Pourquoi vouloir exercer le pouvoir ? A quoi sert le pouvoir et d’où tire-t-il sa légitimité ? Comment le corps du Roi peut-il être distingué longtemps du corps de l’homme (ou de la femme) qui le porte ? Ces questions n’ont jamais été résolues, même pas (et surtout pas) sous la République. La Reine est choquée que son Roi n’ait pas plus de courage : « Eh quoi, Richard, il ne suffit pas que ton corps ait perdu ses apparences. Il faut encore que ton âme abdique son orgueil ? ». On s’attend à ce qu’il lui réponde : « je voudrais t’y voir ! ». Car exercer le pouvoir n’est pas une question de courage. C’est d’abord une question de chance, puis une façon de se soumettre à des règles (lois, constitutions) qui dictent ce que l’on doit faire indépendamment des états d’âme et du corps intime de l’impétrant. Que celui-ci vacille et c’est la fin, du moins la fin du pouvoir, car l’individu, lui, peut s’en sortir en faisant autre chose ou en ne faisant rien, plus personne n’y prête attention. Richard II, ayant vécu à une époque cruelle, n’aura pas la chance d’en réchapper, mais il va faire l’expérience de la solitude, et va l’exprimer dans un des plus beaux monologues de Shakespeare : « n’importe, ce qui n’existe pas, je le créerai. Mon vouloir sera l’homme, mon imagination la femme ; à eux deux ils engendreront une génération de pensées elles-mêmes fécondes ; et celles-là peupleront mon petit univers de créatures aussi misérables que l’espèce humaine car, de toutes les pensées, il n’en est pas une qui demeure satisfaite ». (La mise en scène de Rauck fait de cette scène un chef d’œuvre : Richard, couché sur le sol de sa prison, est montré en gros plan, grâce à l’apport de la vidéo).

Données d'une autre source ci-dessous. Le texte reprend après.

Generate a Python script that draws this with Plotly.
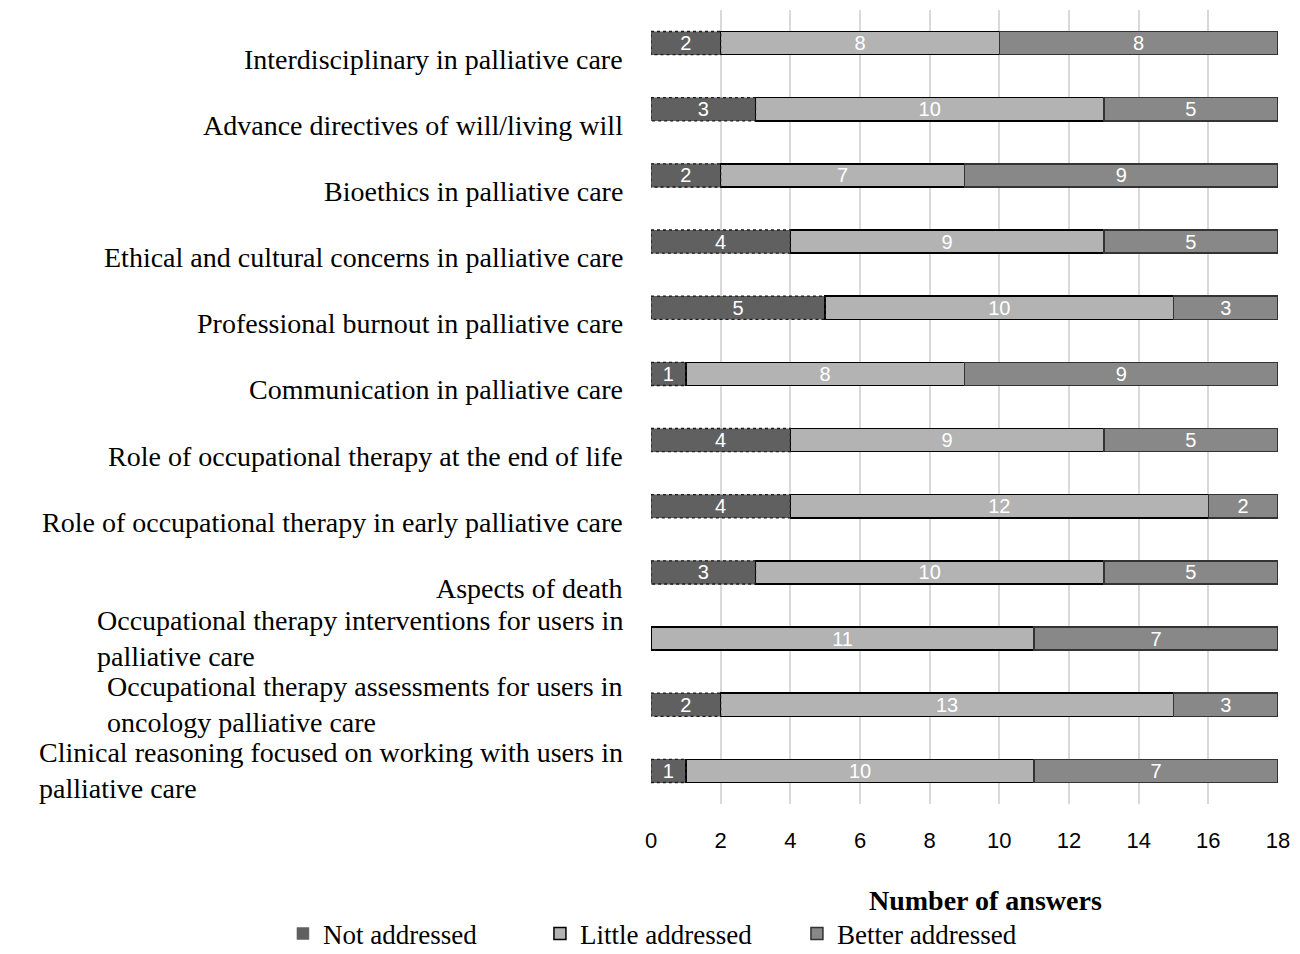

Le Richard de Shakespeare n’est ni Ubu ni Arturo Ui, il est un jeune souverain moderne qui se pose les questions essentielles sur le pouvoir. Le trio auteur / metteur en scène / acteur (Shakespeare / Rauck / Lescot) en fait une analyse subtile, qui transcende les caricatures et les représentations habituelles qu’en donne soit le marxisme soit la psychologie ordinaire. Autrement dit, ni Brecht ni Voici. Ni valet du capital, ni jeune homme insouciant cherchant gloire et richesse. Il le dit bien, Richard II : « je donnerai mes joyaux pour un rosaire, les splendeurs de mon palais pour un ermitage, ma parure éclatante pour les haillons du pauvre, mes coupes d’or pour un bâton de pèlerin, mes sujets pour une image de Saint-François et mon noble royaume pour une petite tombe, une toute petite tombe, bien humble, bien obscure » (Lescot disant cela frôle le comique, montrant d’un geste la petitesse de la tombe). Et, cédant à Bolingbroke : « je te donne ce fardeau qui pesait sur ma tête et ce sceptre encombrant qui chargeait ma main et l’orgueil du pouvoir qui rongeait mon cœur ». Car quand, à quel moment, celui qui est devenu roi a-t-il cessé d’être humain ? Jamais sans doute. Et tout ce que l’on raconte, cette haine déchaînée contre un homme, n’est dans le fond qu’un ressentiment exprimé non pas envers un homme (ou une femme) mais seulement envers un symbole.